→ **Excerpted records**:
━━━━━━

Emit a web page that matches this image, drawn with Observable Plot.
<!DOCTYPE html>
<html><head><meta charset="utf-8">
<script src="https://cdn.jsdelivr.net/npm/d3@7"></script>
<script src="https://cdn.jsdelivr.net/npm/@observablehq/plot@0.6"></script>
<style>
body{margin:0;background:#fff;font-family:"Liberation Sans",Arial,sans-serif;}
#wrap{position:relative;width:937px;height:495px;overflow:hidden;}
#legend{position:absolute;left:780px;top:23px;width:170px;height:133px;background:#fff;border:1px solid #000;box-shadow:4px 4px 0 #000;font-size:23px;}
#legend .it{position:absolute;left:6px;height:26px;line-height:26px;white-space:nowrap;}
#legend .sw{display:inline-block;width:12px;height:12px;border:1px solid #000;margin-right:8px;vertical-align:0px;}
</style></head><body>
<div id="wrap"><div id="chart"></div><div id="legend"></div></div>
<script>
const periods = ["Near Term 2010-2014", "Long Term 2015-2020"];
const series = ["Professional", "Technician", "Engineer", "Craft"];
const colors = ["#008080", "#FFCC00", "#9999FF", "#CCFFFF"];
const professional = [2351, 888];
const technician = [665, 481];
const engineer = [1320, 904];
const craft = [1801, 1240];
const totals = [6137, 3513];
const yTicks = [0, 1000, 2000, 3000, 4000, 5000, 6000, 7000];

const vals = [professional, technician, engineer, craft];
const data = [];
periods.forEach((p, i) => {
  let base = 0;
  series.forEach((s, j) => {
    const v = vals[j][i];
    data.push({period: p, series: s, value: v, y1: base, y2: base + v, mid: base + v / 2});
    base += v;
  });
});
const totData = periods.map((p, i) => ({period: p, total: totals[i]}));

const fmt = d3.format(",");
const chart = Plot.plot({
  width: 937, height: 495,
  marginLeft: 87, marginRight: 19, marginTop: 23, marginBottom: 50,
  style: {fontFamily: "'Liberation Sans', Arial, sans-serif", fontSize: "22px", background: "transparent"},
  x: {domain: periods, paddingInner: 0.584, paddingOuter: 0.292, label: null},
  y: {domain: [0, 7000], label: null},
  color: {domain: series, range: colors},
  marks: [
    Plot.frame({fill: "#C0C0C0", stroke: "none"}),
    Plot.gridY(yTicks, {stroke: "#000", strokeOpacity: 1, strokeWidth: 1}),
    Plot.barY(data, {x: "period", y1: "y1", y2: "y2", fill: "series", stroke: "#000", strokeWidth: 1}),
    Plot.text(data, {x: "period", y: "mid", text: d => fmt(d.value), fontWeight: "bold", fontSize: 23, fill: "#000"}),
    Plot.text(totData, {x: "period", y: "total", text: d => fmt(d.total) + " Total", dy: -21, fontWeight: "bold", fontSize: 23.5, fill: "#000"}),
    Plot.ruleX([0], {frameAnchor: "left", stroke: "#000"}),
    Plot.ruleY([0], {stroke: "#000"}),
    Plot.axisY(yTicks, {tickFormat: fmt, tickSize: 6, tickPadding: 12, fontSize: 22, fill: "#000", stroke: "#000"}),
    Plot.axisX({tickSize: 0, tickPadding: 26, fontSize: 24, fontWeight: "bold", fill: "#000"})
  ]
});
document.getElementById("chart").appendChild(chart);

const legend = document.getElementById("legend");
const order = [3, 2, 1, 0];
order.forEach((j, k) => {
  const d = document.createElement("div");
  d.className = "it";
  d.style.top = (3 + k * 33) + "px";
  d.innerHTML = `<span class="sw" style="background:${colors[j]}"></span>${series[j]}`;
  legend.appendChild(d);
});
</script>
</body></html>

━━━━━━

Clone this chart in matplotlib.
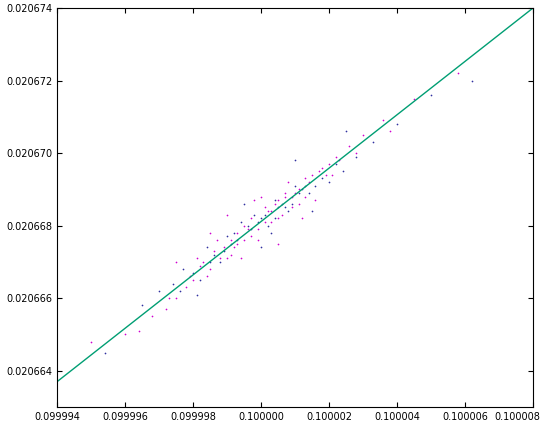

━━━━━━

→ **Requirement**:
Where a line contains the string "this", extract that line.

→ **The completed task**:
Emit a web page that matches this image, drawn with Observable Plot.
Clone this chart in matplotlib.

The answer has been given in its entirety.